Lake Passaic was a prehistoric proglacial lake that existed in northern New Jersey in the United States at the end of the last ice age approximately 19,000-14,000 years ago. The lake was formed of waters released by the retreating Wisconsin Glacier, which had pushed large quantities of earth and rock ahead of its advance, blocking the previous natural drainage of the ancestral Passaic River through a gap in the central Watchung Mountains. The lake persisted for several thousand years as melting ice and eroding moraine dams slowly drained the former lake basin. The effect of the lake’s creation permanently altered the course of the Passaic River, forcing it to take a circuitous route through the northern Watchung Mountains before spilling out into the lower piedmont.
Today, the former lake basin is called Passaic Meadows and includes the Great Swamp, Black Meadows, Troy Meadows, Hatfield Swamp, Lee Meadows, Little Piece Meadows, Great Piece Meadows, Glenhurst Meadows, and Bog and Vly Meadows. These remnants of the ancient lake provide prime wetland habitat to a variety of plants and animals while at the same time offering recreational and outdoor opportunities to residents of northern New Jersey.
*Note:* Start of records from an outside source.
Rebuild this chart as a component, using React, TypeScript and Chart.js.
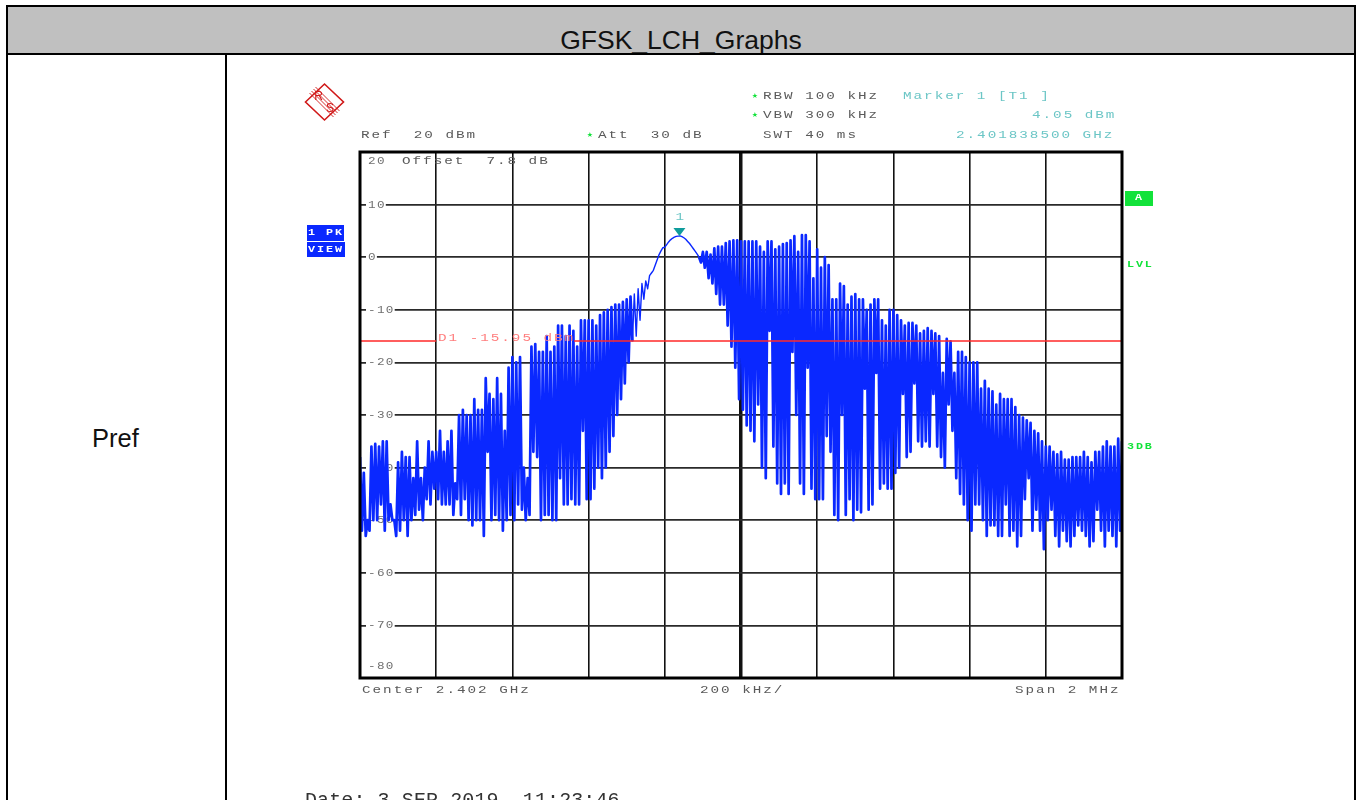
import React, { useEffect, useRef } from "react";
import { Chart, registerables } from "chart.js";

Chart.register(...registerables);

// Sweep levels in dBm, one list per 200 kHz division of the 2 MHz span.
const div1 = [-38,-52,-41,-53,-50,-52,-36,-50,-35.5,-50,-36,-47,-35,-52,-35,-50,-47,-50,-50,-53,-39,-52,-37,-50,-38,-53,-38,-50,-42,-49,-35,-48,-42,-50,-40,-46,-35,-47,-37,-44];
const div2 = [-37,-46,-33,-47,-37,-47,-35,-47,-33,-49,-43,-46,-30,-49,-29,-46,-30,-50,-30,-51,-27,-50,-29,-50,-29,-53,-23,-37,-26,-50,-27,-49,-23,-50,-26,-52,-33,-50,-21,-49];
const div3 = [-19,-50,-20,-47,-19,-48,-40,-50,-42,-49,-17,-37,-16.5,-38,-18,-50,-18,-49,-15,-49,-18,-50,-17,-50,-13,-42,-13,-47,-15,-47,-13,-46,-14,-47,-17,-47,-12,-33,-12,-46];
const div4 = [-12,-46,-12,-44,-13,-40,-11,-42,-10.5,-40,-10,-37,-9.5,-34,-9,-30,-9,-27,-8.5,-24,-8,-20,-7.5,-16,-7,-15,-6,-12,-5,-8,-4.5,-6,-3.5,-3,-2.5,-1.5,-0.5,0.5,1.2,1.8];
const div5 = [1.9,2.4,2.9,3.3,3.6,3.8,3.95,4,4.05,3.9,3.7,3.4,3,2.6,2.1,1.6,1.1,0.6,0,-1,1,-2,1,-4,0.5,-5,1.7,-7,2,-9,2,-9,2.7,-13,3,-17,3.2,-21,3.2,-27];
const div6 = [3,-29,3,-32,3,-33,3,-35,3,-28,2,-40,1,-42,3,-14,3,-36,1.5,-43,2,-45,2.5,-43,2.7,-45,3.2,-18,4,-30,1,-43,4.2,-45,4.2,-21,3,-44,-4,-46];
const div7 = [1.5,-46,-2,-46,0,-34,-1.5,-37,-8,-49,-8,-50,-5,-30,-5.5,-49,-9,-46,-7.5,-50,-7,-48,-8,-48.5,-8,-25,-10,-48,-9,-47,-8,-22,-8,-44,-12,-43,-13,-44,-10,-44];
const div8 = [-10,-41,-11,-40,-12,-26,-13,-38,-12.5,-37,-12.5,-24,-13,-35,-14.5,-36,-14,-35,-13.5,-36,-14,-26,-14.5,-36,-15,-38,-22,-40,-15.5,-28,-16,-33,-22,-42,-18,-45,-18,-47,-19,-50];
const div9 = [-20,-52,-20,-47,-20,-47,-25,-50,-23.5,-53,-25,-51,-25.5,-51,-28,-53,-26,-53,-27,-47,-27,-53,-27,-52,-28.5,-55,-30,-53,-30.5,-46,-31,-42,-31.5,-52,-33,-48,-33.5,-52,-35,-55.5];
const div10 = [-36,-50,-36,-48,-37,-53,-37.5,-55,-37,-52,-38.5,-54,-38.5,-55,-38,-53,-38,-51,-38,-52,-37,-53,-38,-55,-39,-54,-37,-48,-37,-52,-36,-55,-35,-52,-36,-53,-36,-55,-34.5,-52,-35];
const divisions = [div1, div2, div3, div4, div5, div6, div7, div8, div9, div10];

const spanStartKHz = -1000;
const divisionKHz = 200;
const levelTicks = [20, 10, 0, -10, -20, -30, -40, -50, -60, -70, -80];
const displayLine = -15.95;
const markerOffsetKHz = -161.5;
const markerLevel = 4.05;
const smoothBandKHz = [-290, -108];

const trace = divisions.flatMap((levels, d) =>
  levels.map((y, j) => ({ x: spanStartKHz + divisionKHz * (d + j / (d === 9 ? levels.length - 1 : levels.length)), y }))
);

const GRAY = "#5a5a5a";
const TEAL = "#6cc6c6";
const GREEN = "#12e23a";

const headerTexts: [string, number, number, string][] = [
  ["RBW 100 kHz", 763, 96, GRAY],
  ["Marker 1 [T1 ]", 903, 96, TEAL],
  ["VBW 300 kHz", 763, 115, GRAY],
  ["4.05 dBm", 1032, 115, TEAL],
  ["Ref  20 dBm", 361, 135, GRAY],
  ["Att  30 dB", 598, 135, GRAY],
  ["SWT 40 ms", 763, 135, GRAY],
  ["2.401838500 GHz", 956, 135, TEAL],
  ["Offset  7.8 dB", 402, 161, GRAY],
  ["Center 2.402 GHz", 362, 690, GRAY],
  ["200 kHz/", 700, 690, GRAY],
  ["Span 2 MHz", 1015, 690, GRAY],
];
const sideTexts: [string, number, number][] = [
  ["LVL", 1127, 265],
  ["3DB", 1127, 447],
];

function spaced(ctx: CanvasRenderingContext2D, s: string, x: number, y: number, color: string, adv = 10.55, size = 11, sx = 1.3, weight = "normal") {
  ctx.save();
  ctx.translate(x, y);
  ctx.scale(sx, 1);
  ctx.font = `${weight} ${size}px "Liberation Mono"`;
  (ctx as any).letterSpacing = `${adv / sx - size * 0.6}px`;
  ctx.textBaseline = "middle";
  ctx.textAlign = "left";
  ctx.fillStyle = color;
  ctx.fillText(s, 0, 0);
  ctx.restore();
}

const levelLabels = {
  id: "levelLabels",
  beforeDatasetsDraw(chart: any) {
    const ctx = chart.ctx;
    const yS = chart.scales.y;
    levelTicks.forEach((v) => {
      const s = String(v);
      const shift = v === 20 ? 9 : v === -80 ? -12 : 0;
      const y = yS.getPixelForValue(v) + shift;
      const w = s.length * 8.9;
      ctx.fillStyle = "#fff";
      if (!shift) ctx.fillRect(366, y - 3, w + 2, 6);
      spaced(ctx, s, 368, y, "#707070", 8.9, 11, 1.15);
    });
  },
};

const annotations = {
  id: "annotations",
  afterDraw(chart: any) {
    const ctx = chart.ctx;
    const { left, right, top, bottom } = chart.chartArea;
    const xS = chart.scales.x;
    const yS = chart.scales.y;

    // frame
    ctx.strokeStyle = "#000";
    ctx.lineWidth = 3;
    ctx.strokeRect(left, top, right - left, bottom - top);

    // display line label
    spaced(ctx, "D1 -15.95 dBm", 438, yS.getPixelForValue(displayLine) - 3, "#ff7d7d");

    // marker
    const mx = xS.getPixelForValue(markerOffsetKHz);
    const my = yS.getPixelForValue(markerLevel);
    ctx.fillStyle = "#0f9c9c";
    ctx.beginPath();
    ctx.moveTo(mx - 6, my - 8);
    ctx.lineTo(mx + 6, my - 8);
    ctx.lineTo(mx, my);
    ctx.closePath();
    ctx.fill();
    spaced(ctx, "1", mx - 4, my - 19, TEAL);

    headerTexts.forEach(([s, x, y, c]) => spaced(ctx, s, x, y, c));
    sideTexts.forEach(([s, x, y]) => spaced(ctx, s, x, y, GREEN, 8.9, 9, 1.3, "bold"));

    // stars
    [[590, 135], [755, 96], [755, 115]].forEach(([x, y]) => {
      ctx.font = '7px "DejaVu Sans"';
      ctx.fillStyle = GREEN;
      ctx.textAlign = "center";
      ctx.textBaseline = "middle";
      ctx.fillText("★", x, y);
    });

    // trace badges
    ctx.fillStyle = "#0a28ff";
    ctx.fillRect(307, 225, 37, 16);
    ctx.fillRect(307, 242, 38, 15);
    spaced(ctx, "1 PK", 308, 233, "#fff", 9, 9, 1.3, "bold");
    spaced(ctx, "VIEW", 308, 250, "#fff", 9, 9, 1.3, "bold");
    ctx.fillStyle = GREEN;
    ctx.fillRect(1125, 191, 28, 15);
    spaced(ctx, "A", 1135, 198, "#fff", 9, 9, 1.3, "bold");

    // logo
    ctx.save();
    ctx.translate(324.5, 102);
    ctx.strokeStyle = "#d01818";
    ctx.fillStyle = "#d01818";
    ctx.lineWidth = 1.6;
    ctx.beginPath();
    ctx.moveTo(-19, 0); ctx.lineTo(0, -18); ctx.lineTo(19, 0); ctx.lineTo(0, 18); ctx.closePath();
    ctx.stroke();
    ctx.lineWidth = 0.9;
    [-3, -1, 1, 3].forEach((o) => {
      ctx.beginPath();
      ctx.moveTo(-12 + o, -12 - o);
      ctx.lineTo(12 + o, 12 - o);
      ctx.stroke();
    });
    ctx.font = '12px "Liberation Sans"';
    ctx.textAlign = "center";
    ctx.textBaseline = "middle";
    ctx.fillText("R", -6, -5.5);
    ctx.fillText("S", 5.5, 6.5);
    ctx.restore();

    // capture date, cut by the page edge
    ctx.font = '20px "Liberation Mono"';
    ctx.fillStyle = "#333";
    ctx.textAlign = "left";
    ctx.textBaseline = "alphabetic";
    (ctx as any).letterSpacing = "0.1px";
    ctx.fillText("Date: 3 SEP 2019  11:23:46", 305, 806);
    (ctx as any).letterSpacing = "0px";
  },
};

const lineStyle: React.CSSProperties = { position: "absolute", background: "#000" };

export default function App() {
  const ref = useRef<HTMLCanvasElement>(null);
  useEffect(() => {
    const chart = new Chart(ref.current!, {
      type: "line",
      data: {
        datasets: [
          {
            label: "D1",
            data: [
              { x: spanStartKHz, y: displayLine },
              { x: -800, y: displayLine },
              { x: -790, y: null },
              { x: -438, y: displayLine },
              { x: 1000, y: displayLine },
            ],
            borderColor: "#ff2a2a",
            borderWidth: 1.5,
            pointRadius: 0,
            spanGaps: false,
          },
          {
            label: "Trace 1",
            data: trace,
            borderColor: "#0a28ff",
            borderWidth: 2.7,
            pointRadius: 0,
            tension: 0,
            borderJoinStyle: "round",
            segment: {
              borderWidth: (c: any) => (c.p0.parsed.x > smoothBandKHz[0] && c.p1.parsed.x < smoothBandKHz[1] ? 1.4 : undefined),
            },
          },
        ],
      },
      options: {
        animation: false,
        responsive: false,
        events: [],
        layout: { padding: { left: 360, top: 152, right: 237, bottom: 122 } },
        plugins: { legend: { display: false }, tooltip: { enabled: false }, title: { display: false } },
        scales: {
          x: {
            type: "linear",
            min: -1000,
            max: 1000,
            ticks: { display: false, stepSize: 200 },
            border: { display: false },
            grid: {
              drawTicks: false,
              color: "#111",
              lineWidth: (c: any) => (c.tick && c.tick.value === 0 ? 3.5 : 1.6),
            },
          },
          y: {
            min: -80,
            max: 20,
            ticks: { display: false, stepSize: 10 },
            border: { display: false },
            grid: { drawTicks: false, color: "#2a2a2a", lineWidth: 1.8 },
          },
        },
      },
      plugins: [levelLabels, annotations],
    } as any);
    return () => chart.destroy();
  }, []);

  return (
    <div style={{ position: "fixed", inset: 0, overflow: "hidden", background: "#fff", fontFamily: '"Liberation Sans", Arial, sans-serif' }}>
      <div style={{ position: "absolute", left: 8, top: 7, width: 1346, height: 46, overflow: "hidden", background: "#c0c0c0", textAlign: "center", fontSize: 26.5, lineHeight: "66px", color: "#111" }}>
        GFSK_LCH_Graphs
      </div>
      <div style={{ ...lineStyle, left: 6, top: 5, width: 1350, height: 2 }} />
      <div style={{ ...lineStyle, left: 6, top: 53, width: 1350, height: 2 }} />
      <div style={{ ...lineStyle, left: 6, top: 5, width: 2, height: 795 }} />
      <div style={{ ...lineStyle, left: 225, top: 54, width: 2, height: 746 }} />
      <div style={{ ...lineStyle, left: 1354, top: 5, width: 2, height: 795 }} />
      <div style={{ position: "absolute", left: 92, top: 423, fontSize: 25.5, lineHeight: "30px", color: "#111" }}>Pref</div>
      <canvas ref={ref} width={1359} height={800} style={{ position: "absolute", left: 0, top: 0, width: 1359, height: 800 }} />
    </div>
  );
}
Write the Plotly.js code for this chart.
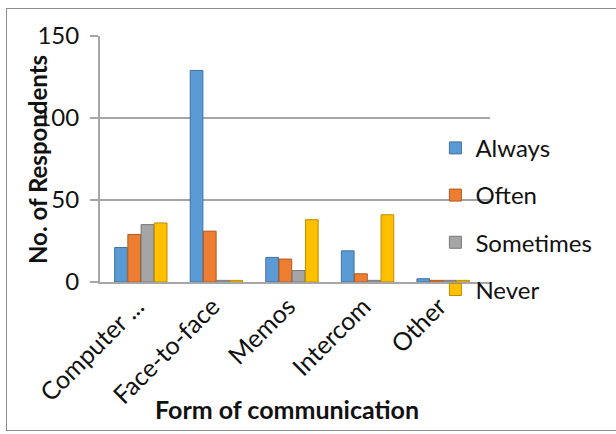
<!DOCTYPE html>
<html>
<head>
<meta charset="utf-8">
<script src="https://cdn.plot.ly/plotly-3.0.1.min.js"></script>
<style>
  html, body { margin: 0; padding: 0; background: #fff; }
  #wrap { position: relative; width: 616px; height: 434px; overflow: hidden; }
  #frame { position: absolute; left: 6px; top: 8px; width: 620px; height: 423px;
           border: 1px solid #8c8c8c; box-sizing: border-box; pointer-events: none; }
  #chart { position: absolute; left: 0; top: 0; width: 616px; height: 434px; }
</style>
</head>
<body>
<div id="wrap">
  <div id="chart"></div>
  <div id="frame"></div>
</div>
<script>
// Forms of communication and how often respondents use them
const categories = ["Computer ...", "Face-to-face", "Memos", "Intercom", "Other"];
const seriesNames = ["Always", "Often", "Sometimes", "Never"];
const always    = [21, 129, 15, 19, 2];
const often     = [29, 31, 14, 5, 1];
const sometimes = [35, 1, 7, 1, 1];
const never     = [36, 1, 38, 41, 1];
const yTicks = [0, 50, 100, 150];

const seriesValues = [always, often, sometimes, never];
const fills = ["#5B9BD5", "#ED7D31", "#A5A5A5", "#FFC000"];
const edges = ["#41719C", "#AE5A21", "#787878", "#BC8C00"];

const font = "Lato, 'Open Sans', 'DejaVu Sans', sans-serif";

const traces = seriesNames.map((name, i) => ({
  type: "bar",
  name: name,
  x: categories,
  y: seriesValues[i],
  legendgroup: name,
  marker: { color: fills[i], line: { color: edges[i], width: 1 } },
  hoverinfo: "x+y+name"
}));

const layout = {
  width: 616,
  height: 434,
  margin: { l: 100, r: 126, t: 36, b: 152 },
  paper_bgcolor: "#fff",
  plot_bgcolor: "rgba(0,0,0,0)",
  barmode: "group",
  bargap: 0.3,
  bargroupgap: 0.04,
  font: { family: font, color: "#000" },
  xaxis: {
    type: "category",
    range: [-0.54, 4.62],
    tickangle: -45,
    tickfont: { size: 25, family: font, color: "#111" },
    ticklabelstandoff: -2,
    ticklabelshift: -4,
    showgrid: false,
    showline: true,
    linecolor: "#a6a6a6",
    linewidth: 2,
    ticks: "",
    zeroline: false,
    automargin: false
  },
  yaxis: {
    range: [0, 150],
    tickvals: yTicks,
    ticktext: yTicks.map(String),
    tickfont: { size: 24, family: font, color: "#111" },
    ticklabelstandoff: 6,
    showgrid: true,
    gridcolor: "#a6a6a6",
    gridwidth: 2,
    showline: true,
    linecolor: "#a6a6a6",
    linewidth: 2,
    ticks: "outside",
    ticklen: 8,
    tickcolor: "#a6a6a6",
    tickwidth: 1.5,
    zeroline: false,
    automargin: false
  },
  legend: {
    x: 0.86,
    xanchor: "left",
    y: 0.635,
    yanchor: "top",
    font: { size: 24, family: font, color: "#111" },
    bgcolor: "rgba(0,0,0,0)",
    tracegroupgap: 13,
    itemwidth: 30
  },
  annotations: [
    {
      text: "<b>No. of Respondents</b>",
      xref: "paper", yref: "paper",
      x: (37 - 100) / 390, y: (282 - 160) / 246,
      xanchor: "center", yanchor: "middle",
      textangle: -90,
      showarrow: false,
      font: { size: 24, family: font, color: "#111" }
    },
    {
      text: "<b>Form of communication</b>",
      xref: "paper", yref: "paper",
      x: (287 - 100) / 390, y: (282 - 409) / 246,
      xanchor: "center", yanchor: "middle",
      showarrow: false,
      font: { size: 25, family: font, color: "#111" }
    }
  ],
  showlegend: true
};

Plotly.newPlot("chart", traces, layout, { staticPlot: true, displayModeBar: false });
</script>
</body>
</html>
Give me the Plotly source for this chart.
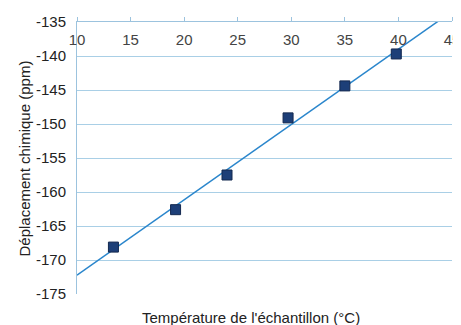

The discovery of Glacial Lake Passaic is credited to Professor George Hammell Cook, once the State Geologist of New Jersey and Vice President of Rutgers University. Cook’s first official mention of the lake was in the New Jersey Annual Report of the State Geologist for the Year 1880, in which he described flat-topped hills and drift-like deposits in the upper Passaic Valley that appeared to be created or modified by the waters of a lake. Twelve years later, field research conducted under State Geologist John C. Smock began to uncover wave-cut terraces and other shoreline features that more conclusively established the lake’s existence. However, the boundaries of the lake were not completely understood until the following year, 1893, when geologists Rollin D. Salisbury and Henry B. Kümmel completed a study of wave cut terraces, shoreline platforms, and delta deposits within the central and upper Passaic basin. The study was used to create a report, Lake Passaic – An Extinct Glacial Lake, which was included in the New Jersey Annual Report of the State Geologist for the Year 1893.